Our View: Paying taxes gets bad rap

Perhaps the best indication of the perception of an unavoidable requirement in our society is  how it is famously linked to the end of life.

No, paying taxes is never going to be looked at with much affection, but that doesn’t mean it isn’t a fundamental part of a functioning community.

Property tax bills for Clark County residents went into the mail late last month. For those who live within the city limits, the bills will be coming soon.

No one likes paying property taxes but, as The Sun’s recent Closer Look series story illustrated, these dollars are absolutely critical to creating the type of community we want to live in.

A property owner with a home valued at $100,000 would pay $981.26 for 2017. Of that:

— $622 goes to the school district;

— $122 goes to the state;

— $93 goes to Clark County;

— $67 goes to the library;

— $46 goes to the health department;

— $31.26 goes to the extension district.

Each of these are important, even if you don’t believe you use the services.

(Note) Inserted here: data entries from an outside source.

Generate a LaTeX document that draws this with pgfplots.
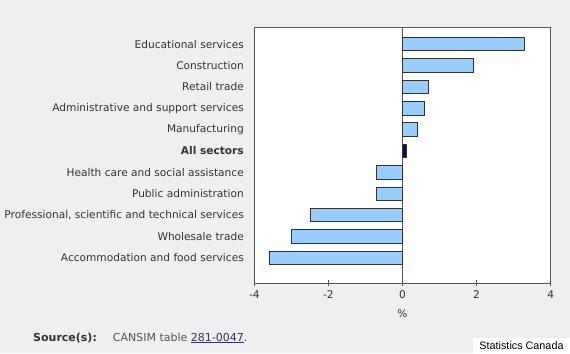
\documentclass[border=0pt]{standalone}
\usepackage{fontspec}
\setmainfont{DejaVu Sans}
\newfontfamily\arialfont{Liberation Sans}
\usepackage{pgfplots}
\pgfplotsset{compat=1.18}
\definecolor{bggray}{HTML}{EFEFEF}
\definecolor{barblue}{HTML}{99CCFF}
\definecolor{navy}{HTML}{0A0A5E}
\definecolor{txtgray}{HTML}{333333}
\definecolor{axgray}{HTML}{555555}
\definecolor{linkblue}{HTML}{333366}
\begin{document}
\begin{tikzpicture}[x=1bp,y=1bp]
\fill[bggray] (0,0) rectangle (570,353);
\begin{axis}[
  at={(254.3bp,70bp)}, anchor=south west,
  scale only axis, width=296.4bp, height=256bp,
  axis background/.style={fill=white},
  xbar, bar width=0.63, bar shift=0pt,
  xmin=-4, xmax=4, ymin=-1.18, ymax=10.8,
  xtick={-4,-2,0,2,4},
  xtick pos=bottom,
  ytick={0,...,10},
  yticklabels={Accommodation and food services, Wholesale trade, {Professional, scientific and technical services}, Public administration, Health care and social assistance, \textbf{All sectors}, Manufacturing, Administrative and support services, Retail trade, Construction, Educational services},
  axis line style={draw=axgray, line width=0.9bp},
  y tick style={draw=none},
  x tick style={draw=axgray, line width=0.9bp},
  tick align=center, major tick length=6bp,
  /pgf/number format/assume math mode=true,
  tick label style={font=\fontsize{10.6bp}{12bp}\selectfont, text=txtgray},
  yticklabel style={xshift=-4bp},
  xticklabel style={yshift=-1.5bp},
  xlabel={\%}, xlabel style={font=\fontsize{10.6bp}{12bp}\selectfont, text=txtgray, yshift=-4bp},
  clip=false,
]
\draw[axgray, line width=0.9bp] (axis cs:0,-1.18) -- (axis cs:0,10.8);
\addplot[fill=barblue, draw=txtgray, line width=0.7bp] coordinates {
 (-3.6,0) (-3.0,1) (-2.5,2) (-0.7,3) (-0.7,4) (0.4,6) (0.6,7) (0.7,8) (1.9,9) (3.3,10)};
\addplot[fill=navy, draw=txtgray, line width=0.7bp] coordinates {(0.1,5)};
\end{axis}
\node[anchor=base west, inner sep=0, font=\fontsize{11bp}{13bp}\selectfont, text=txtgray] at (33,12)
  {\textbf{Source(s):}\hspace{16bp}{\color{axgray}CANSIM table} {\color{linkblue}\underline{281-0047}}{\color{axgray}.}};
\fill[white] (473,0) rectangle (570,15);
\node[anchor=center, inner sep=0, font=\arialfont\fontsize{10.8bp}{12bp}\selectfont] at (521.5,7.5) {Statistics Canada};
\end{tikzpicture}
\end{document}
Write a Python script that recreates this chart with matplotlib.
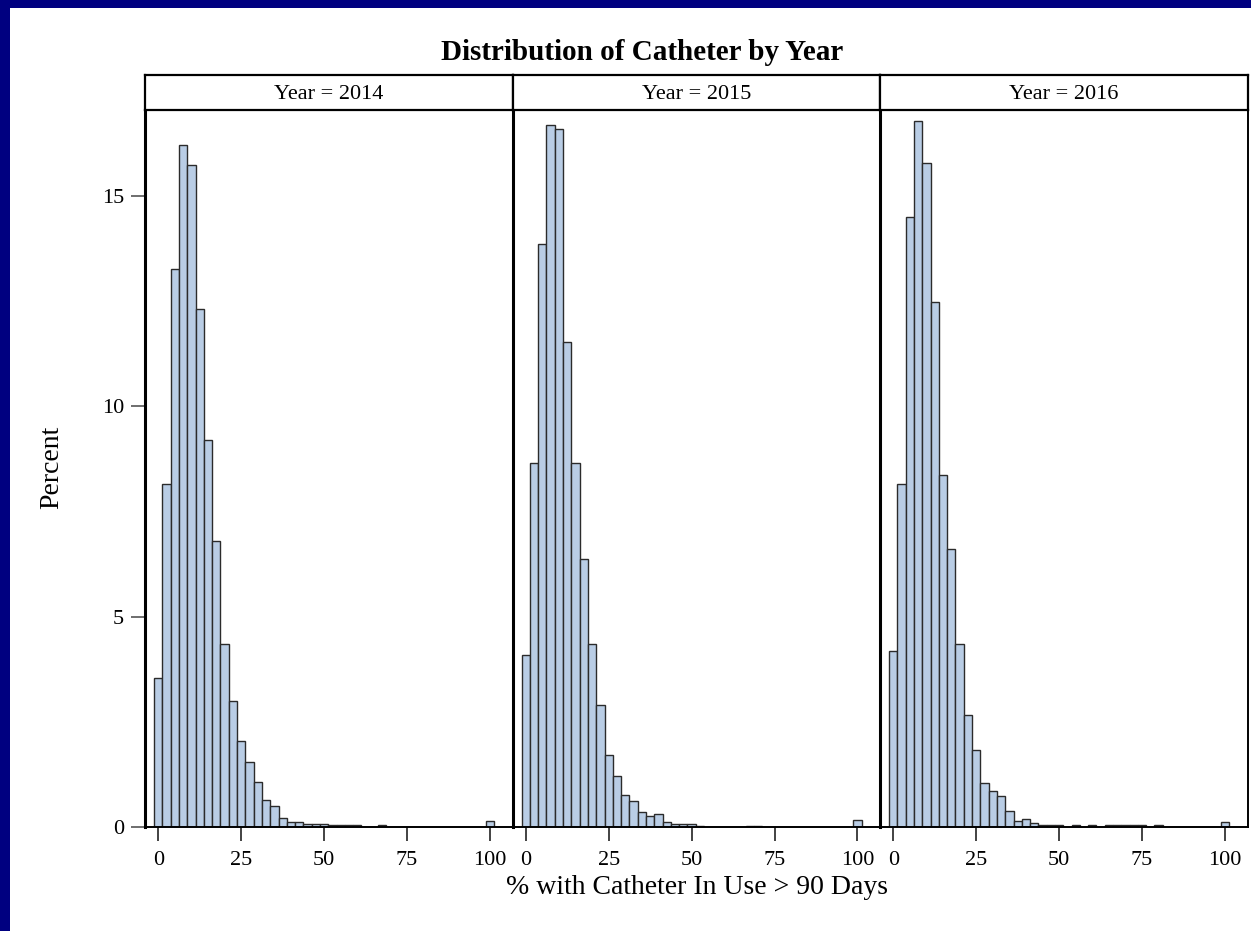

The value of creating good schools should be obvious. Quality educational institutions attract people to live here, attract businesses and create an environment that is appealing to economic development. Most importantly, our schools create our future leaders, some of whom will stay here in Clark County.

State funds ultimately go to things like roads that we all benefit from.

Locally, property taxes comprise about 25 percent of the county’s general fund budget.

Judge Executive Henry Branham summed it up perfectly.

“In Clark County for the $93 you pay on a $100,000 house, you get all the services: law enforcement, ambulance service, jail, 911 dispatch,” Branham said. “It’s amazing what you get for $93.”

Even institutions like the library, health department and extension office benefit a large majority of Clark County residents.

Libraries are gateways to learning and provide a myriad of services beyond just books including free internet access, educational programs and job seeking assistance.

Like to eat out and prefer the restaurants are clean? Thank the health department. The organization offers a variety of other low cost or free programs to help people stay healthy.

The extension office offers educational and quality of life programs focused on agriculture, the environment and youth development.

No one likes paying taxes but it should be looked at for what it truly is: investing in the community we call home.